Zone starts and tough minutes

Much of the Boyle misconceptions date back to the 2010-11 season. Boyle, a former first round draft selection (No. 26 overall) netted 21 goals in his second season in New York. It was finally Boyle's breakthrough; a first round talent making good on his promise. The only problem? Boyle has scored 19 goals in two full seasons and a lockout shortened season since then. He's not a goal-scorer, a top six offensive talent, or maybe even top nine for that matter.

But that's fine.

What Boyle proved this past season was in today's NHL, one that's doing away with the enforcer, and the head-banging that was a staple of the NHL of old, Boyle is the prototype for how to run a fourth line. (If this sounds familiar, it's because we similarly praised Dominic Moore for the same role.) Boyle was deployed nearly half the time in his defensive zone (49 DZS%), and won 53.6% of his faceoffs. He played more shorthanded minutes (a shade under 169) than any other forward, and every defenseman except Ryan McDonagh and Dan Girardi. All this adds up to Boyle being perfect for a fourth line role. He doesn't have to be a goal scorer, or a player relied on offensively, and that suits Boyle best. Unfortunately, it sounds like Boyle won't be that player much longer, and won't be in New York much longer either.

But Boyle doesn't score goals, isn't he #bad and #expendable?
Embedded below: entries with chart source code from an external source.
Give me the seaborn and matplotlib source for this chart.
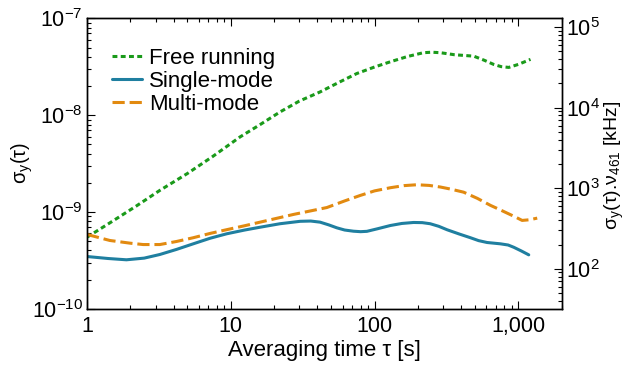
import numpy as np
import pandas as pd
import matplotlib
matplotlib.use("Agg")
import matplotlib.pyplot as plt
import matplotlib.ticker as mticker
import seaborn as sns

# ---- data ----
tau_free = [1, 1.5, 2.2, 3.21, 5.0, 7.5, 11.6, 16.0, 22.0, 30.0, 41.8, 57.0, 75.4,
            100, 129, 170, 219, 250, 287, 360, 490, 580, 675, 760, 859, 1000, 1217]
sig_free = [5.48e-10, 8.0e-10, 1.15e-9, 1.67e-9, 2.5e-9, 3.75e-9, 5.96e-9, 8.0e-9,
            1.08e-8, 1.40e-8, 1.74e-8, 2.20e-8, 2.70e-8, 3.15e-8, 3.57e-8, 4.05e-8,
            4.43e-8, 4.48e-8, 4.43e-8, 4.22e-8, 4.08e-8, 3.70e-8, 3.35e-8, 3.18e-8,
            3.12e-8, 3.35e-8, 3.78e-8]

tau_single = [1, 1.4, 1.88, 2.5, 3.21, 4.2, 5.48, 7.2, 9.36, 12.5, 16.0, 22.0, 30.4,
              36.0, 41.8, 48.0, 54.7, 62.0, 71.4, 80.0, 88.5, 105, 129, 155, 187,
              215, 244, 280, 320, 390, 465, 530, 607, 751, 850, 931, 1050, 1183]
sig_single = [3.46e-10, 3.30e-10, 3.20e-10, 3.33e-10, 3.63e-10, 4.10e-10, 4.68e-10,
              5.35e-10, 5.94e-10, 6.50e-10, 6.95e-10, 7.55e-10, 8.00e-10, 8.05e-10,
              7.84e-10, 7.35e-10, 6.85e-10, 6.50e-10, 6.32e-10, 6.25e-10, 6.30e-10,
              6.70e-10, 7.24e-10, 7.60e-10, 7.78e-10, 7.75e-10, 7.55e-10, 7.10e-10,
              6.54e-10, 5.90e-10, 5.41e-10, 5.05e-10, 4.83e-10, 4.68e-10, 4.55e-10,
              4.31e-10, 3.95e-10, 3.60e-10]

tau_multi = [1, 1.44, 2.0, 2.46, 3.21, 4.2, 5.48, 7.2, 9.36, 12.5, 16.0, 27.3, 46.6,
             62.0, 79.5, 100, 129, 160, 197, 240, 287, 340, 417, 520, 640, 740, 837,
             950, 1064, 1200, 1355]
sig_multi = [5.85e-10, 5.07e-10, 4.75e-10, 4.60e-10, 4.60e-10, 4.95e-10, 5.41e-10,
             6.00e-10, 6.55e-10, 7.20e-10, 7.84e-10, 9.42e-10, 1.11e-9, 1.30e-9,
             1.48e-9, 1.65e-9, 1.78e-9, 1.87e-9, 1.91e-9, 1.88e-9, 1.81e-9, 1.72e-9,
             1.60e-9, 1.38e-9, 1.17e-9, 1.06e-9, 9.72e-10, 8.90e-10, 8.17e-10,
             8.30e-10, 8.63e-10]

labels = ["Free running", "Single-mode", "Multi-mode"]
x_ticks = [1, 10, 100, 1000]
right_ticks = [1e2, 1e3, 1e4, 1e5]

sns.set_style("ticks")
plt.rcParams["font.family"] = ["Liberation Sans", "DejaVu Sans"]
plt.rcParams["mathtext.fontset"] = "custom"
plt.rcParams["mathtext.rm"] = "Liberation Sans"
plt.rcParams["mathtext.it"] = "Liberation Sans:italic"
plt.rcParams["mathtext.default"] = "regular"
for k in ["text.color", "axes.labelcolor", "xtick.color", "ytick.color", "axes.edgecolor"]:
    plt.rcParams[k] = "black"

FS = 15.5
W, H = 626, 367
fig = plt.figure(figsize=(6.26, 3.67), dpi=100)
ax = fig.add_axes([0.139, 0.159, 0.898 - 0.139, 0.9496 - 0.159])

green = "#1a9a1a"
blue = "#1f7fa0"
orange = "#e28a10"

df_free = pd.DataFrame({"tau": tau_free, "sigma": sig_free})
df_single = pd.DataFrame({"tau": tau_single, "sigma": sig_single})
df_multi = pd.DataFrame({"tau": tau_multi, "sigma": sig_multi})

sns.lineplot(data=df_free, x="tau", y="sigma", ax=ax, color=green, lw=2.2,
             label=labels[0])
ax.lines[-1].set_dashes((1.6, 1.1))
sns.lineplot(data=df_single, x="tau", y="sigma", ax=ax, color=blue, lw=2.2,
             label=labels[1])
sns.lineplot(data=df_multi, x="tau", y="sigma", ax=ax, color=orange, lw=2.2,
             label=labels[2])
ax.lines[-1].set_dashes((4.0, 1.6))

ax.set_xscale("log")
ax.set_yscale("log")
ax.set_xlim(1, 2020)
ax.set_ylim(1e-10, 1e-7)

ax.xaxis.set_major_locator(mticker.FixedLocator(x_ticks))
ax.xaxis.set_major_formatter(mticker.FixedFormatter([f"{v:,}" for v in x_ticks]))
ax.xaxis.set_minor_locator(mticker.LogLocator(base=10, subs=np.arange(2, 10), numticks=20))
ax.xaxis.set_minor_formatter(mticker.NullFormatter())
ax.yaxis.set_major_locator(mticker.FixedLocator([1e-10, 1e-9, 1e-8, 1e-7]))
ax.yaxis.set_major_formatter(mticker.FuncFormatter(lambda v, p: r"$10^{%d}$" % round(np.log10(v))))
ax.yaxis.set_minor_locator(mticker.LogLocator(base=10, subs=np.arange(2, 10), numticks=20))
ax.yaxis.set_minor_formatter(mticker.NullFormatter())

ax.tick_params(which="both", direction="in", top=True, right=False, labelsize=FS, width=0.8)
ax.tick_params(which="major", length=6)
ax.tick_params(which="minor", length=3)
ax.tick_params(axis="x", pad=5)
ax.tick_params(axis="y", pad=3)

ax.set_xlabel("Averaging time τ [s]", fontsize=16, labelpad=2.5)
ax.set_ylabel("")
fig.text(22 / W, 1 - 163 / H, "σ$_\\mathregular{y}$(τ)", fontsize=14.5, rotation=90,
         ha="center", va="center")

ax2 = ax.twinx()
ax2.set_yscale("log")
ax2.set_ylim(32, 1.28e5)
ax2.yaxis.set_major_locator(mticker.FixedLocator(right_ticks))
ax2.yaxis.set_major_formatter(mticker.FuncFormatter(lambda v, p: r"$10^{%d}$" % round(np.log10(v))))
ax2.yaxis.set_minor_locator(mticker.LogLocator(base=10, subs=np.arange(2, 10), numticks=20))
ax2.yaxis.set_minor_formatter(mticker.NullFormatter())
ax2.tick_params(which="both", direction="in", labelsize=FS, width=0.8, pad=3)
ax2.tick_params(which="major", length=6)
ax2.tick_params(which="minor", length=3)
fig.text(614 / W, 1 - 165 / H, "σ$_\\mathregular{y}$(τ).ν$_\\mathregular{461}$ [kHz]",
         fontsize=14.0, rotation=90, ha="center", va="center")

for a in (ax, ax2):
    for s in a.spines.values():
        s.set_color("black")
        s.set_linewidth(1.0)

leg = ax.legend(loc="upper left", bbox_to_anchor=(0.052, 0.899), frameon=False,
                fontsize=16, handlelength=1.35, handletextpad=0.33, labelspacing=0.1,
                borderaxespad=0, borderpad=0)

fig.savefig("out.png", dpi=100)
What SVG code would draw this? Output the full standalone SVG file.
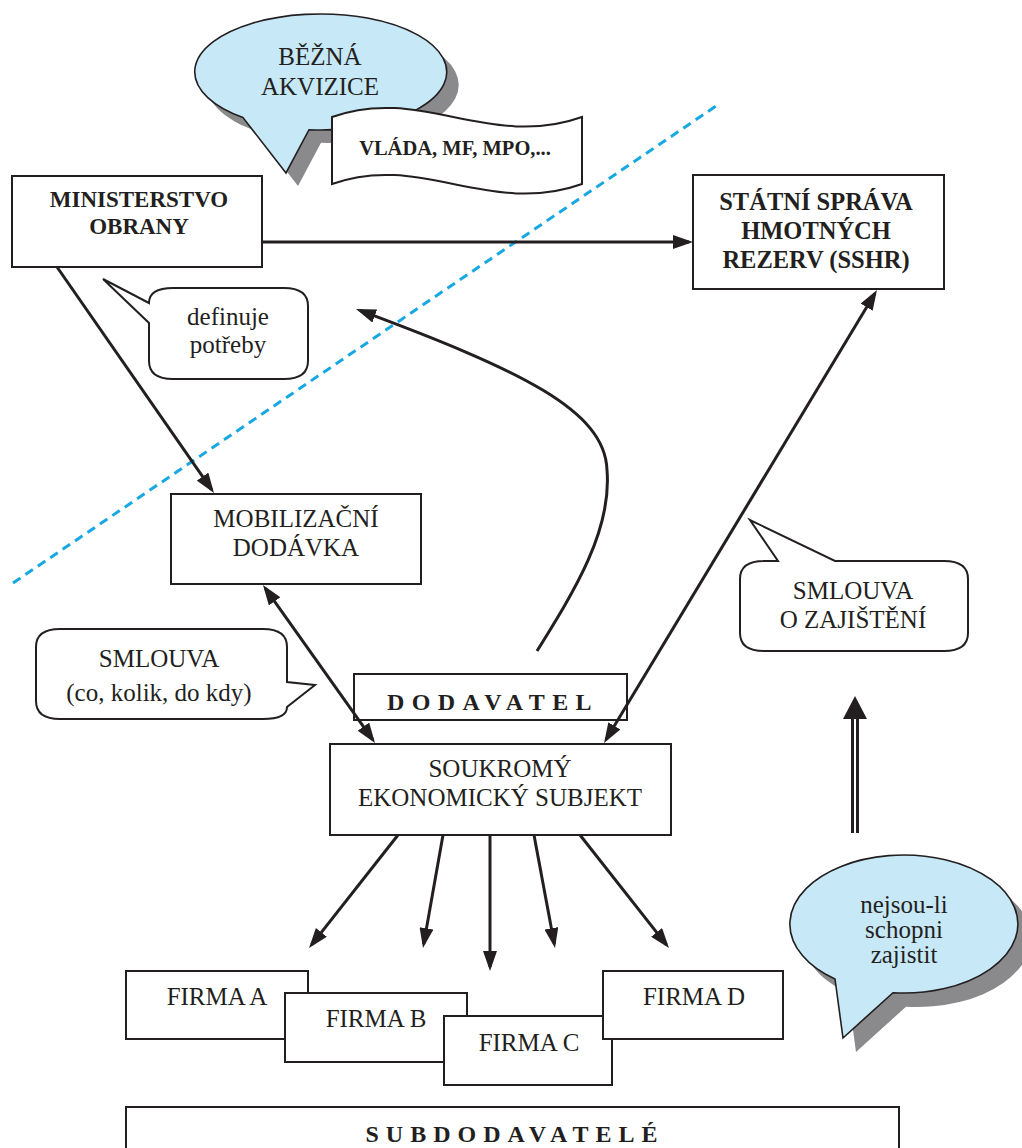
<svg xmlns="http://www.w3.org/2000/svg" width="1022" height="1148" viewBox="0 0 1022 1148">
<defs>
<style>
.box{fill:#fff;stroke:#231f20;stroke-width:2}
.t{font-family:"Liberation Serif","Times New Roman",serif;font-size:25px;fill:#231f20;text-anchor:middle}
.b{font-weight:bold;font-size:23px}
.ln{fill:none;stroke:#231f20;stroke-width:3}
.bub{fill:#c6e8f7;stroke:#231f20;stroke-width:1.6}
.sh{fill:#8a8a8c}
</style>
<marker id="ah" markerUnits="userSpaceOnUse" markerWidth="20" markerHeight="14" refX="16" refY="7" orient="auto-start-reverse"><path d="M0,0 L20,7 L0,14 Z" fill="#231f20"/></marker>
</defs>
<rect width="1022" height="1148" fill="#fff"/>

<!-- dashed boundary -->
<line x1="13" y1="583" x2="719" y2="104" stroke="#17a8e3" stroke-width="3" stroke-dasharray="9,6"/>

<g id="bezna-akvizice">
<path class="sh" transform="translate(12,13)" d="M243,117.6 A126,58 0 1 1 309,129.7 L286,173 Z"/>
<path class="bub" d="M243,117.6 A126,58 0 1 1 309,129.7 L286,173 Z"/>
<text class="t" x="320" y="65">BĚŽNÁ</text>
<text class="t" x="320" y="95">AKVIZICE</text>
</g>

<g id="vlada">
<path class="box" d="M332,117 C420,85 490,150 582,117 L582,184 C490,217 420,152 332,184 Z"/>
<text class="t b" x="455" y="155" style="font-size:20.5px">VLÁDA, MF, MPO,...</text>
</g>

<g id="ministerstvo">
<rect class="box" x="12" y="176" width="250" height="91"/>
<text class="t b" x="139" y="207">MINISTERSTVO</text>
<text class="t b" x="139" y="234">OBRANY</text>
</g>

<g id="sshr">
<rect class="box" x="693" y="175" width="251" height="114"/>
<text class="t b" x="816" y="210" style="font-size:24.5px">STÁTNÍ SPRÁVA</text>
<text class="t b" x="816" y="239" style="font-size:24.5px">HMOTNÝCH</text>
<text class="t b" x="816" y="268" style="font-size:24.5px">REZERV (SSHR)</text>
</g>

<g id="definuje">
<path class="box" d="M173,288 H284 Q308,288 308,306 V361 Q308,379 284,379 H173 Q149,379 149,361 V323 L103,279 L149,303 Q149,288 173,288 Z"/>
<text class="t" x="228" y="325">definuje</text>
<text class="t" x="228" y="353">potřeby</text>
</g>

<g id="mobilizacni">
<rect class="box" x="171" y="494" width="250" height="90"/>
<text class="t" x="296" y="527">MOBILIZAČNÍ</text>
<text class="t" x="296" y="556">DODÁVKA</text>
</g>

<g id="smlouva1">
<path class="box" d="M60,629 H263 Q287,629 287,647 V682 L315,685 L287,707 Q287,719 263,719 H60 Q36,719 36,701 V647 Q36,629 60,629 Z"/>
<text class="t" x="159" y="667">SMLOUVA</text>
<text class="t" x="159" y="701">(co, kolik, do kdy)</text>
</g>

<g id="smlouva2">
<path class="box" d="M764,561 H778 L750,520 L835,561 H944 Q968,561 968,579 V633 Q968,651 944,651 H764 Q740,651 740,633 V579 Q740,561 764,561 Z"/>
<text class="t" x="853" y="599">SMLOUVA</text>
<text class="t" x="853" y="628">O ZAJIŠTĚNÍ</text>
</g>

<g id="dodavatel">
<rect class="box" x="354" y="674" width="273" height="46"/>
<text class="t b" x="493" y="710" letter-spacing="7.4" style="font-size:24px">DODAVATEL</text>
</g>

<g id="soukromy">
<rect class="box" x="330" y="744" width="341" height="91"/>
<text class="t" x="500" y="777">SOUKROMÝ</text>
<text class="t" x="500" y="806">EKONOMICKÝ SUBJEKT</text>
</g>

<g id="firma-a">
<rect class="box" x="126" y="971" width="182" height="68"/>
<text class="t" x="217" y="1005">FIRMA A</text>
</g>
<g id="firma-b">
<rect class="box" x="285" y="993" width="182" height="69"/>
<text class="t" x="376" y="1027">FIRMA B</text>
</g>
<g id="firma-c">
<rect class="box" x="444" y="1016" width="168" height="69"/>
<text class="t" x="529" y="1051">FIRMA C</text>
</g>
<g id="firma-d">
<rect class="box" x="603" y="971" width="180" height="68"/>
<text class="t" x="694" y="1005">FIRMA D</text>
</g>

<g id="nejsou-li">
<path class="sh" transform="translate(13,14)" d="M835,979 A114,69 0 1 1 893,992.7 L843,1038 Z"/>
<path class="bub" d="M835,979 A114,69 0 1 1 893,992.7 L843,1038 Z"/>
<text class="t" x="904" y="913">nejsou-li</text>
<text class="t" x="904" y="938">schopni</text>
<text class="t" x="904" y="963">zajistit</text>
</g>

<g id="subdodavatele">
<rect class="box" x="126" y="1107" width="773" height="60"/>
<text class="t b" x="515" y="1142" letter-spacing="7" style="font-size:24px">SUBDODAVATELÉ</text>
</g>

<g id="connectors">
<line class="ln" x1="262" y1="242" x2="689" y2="242" marker-end="url(#ah)"/>
<line class="ln" x1="57" y1="267" x2="211.7" y2="489.7" marker-end="url(#ah)"/>
<line class="ln" x1="265.3" y1="588.3" x2="372.7" y2="739.7" marker-start="url(#ah)" marker-end="url(#ah)"/>
<line class="ln" x1="606.1" y1="739.6" x2="874.9" y2="293.4" marker-start="url(#ah)" marker-end="url(#ah)"/>
<path class="ln" d="M537,651 C575,590 612,530 607,470 C605,410 520,370 359.8,310.4" marker-end="url(#ah)"/>
<line class="ln" x1="398" y1="835" x2="311.5" y2="944.9" marker-end="url(#ah)"/>
<line class="ln" x1="443" y1="835" x2="423.7" y2="944.1" marker-end="url(#ah)"/>
<line class="ln" x1="490" y1="835" x2="490" y2="967" marker-end="url(#ah)"/>
<line class="ln" x1="534" y1="835" x2="554.3" y2="944.1" marker-end="url(#ah)"/>
<line class="ln" x1="580" y1="835" x2="666.5" y2="944.9" marker-end="url(#ah)"/>
<line class="ln" x1="852.5" y1="833" x2="852.5" y2="718"/>
<line class="ln" x1="857.5" y1="833" x2="857.5" y2="718"/>
<path d="M843,719 L867,719 L855,696 Z" fill="#231f20"/>
</g>
</svg>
Contract status (buh bye, Boyle)

An unrestricted free agent coming off a strong regular season, and an even stronger postseason (Boyle always seems to step it up come playoff hockey) in a thin UFA market for centers is going to get paid. Boyle isn't getting Paul Stastny money, but he's already indicated the desire for an expanded role. So Boyle will likely be suiting up as a top-nine forward next season in another city after inking a multi-year deal that pays him close to (if not north of) $3 million annually. And Boyle will be hard to replace.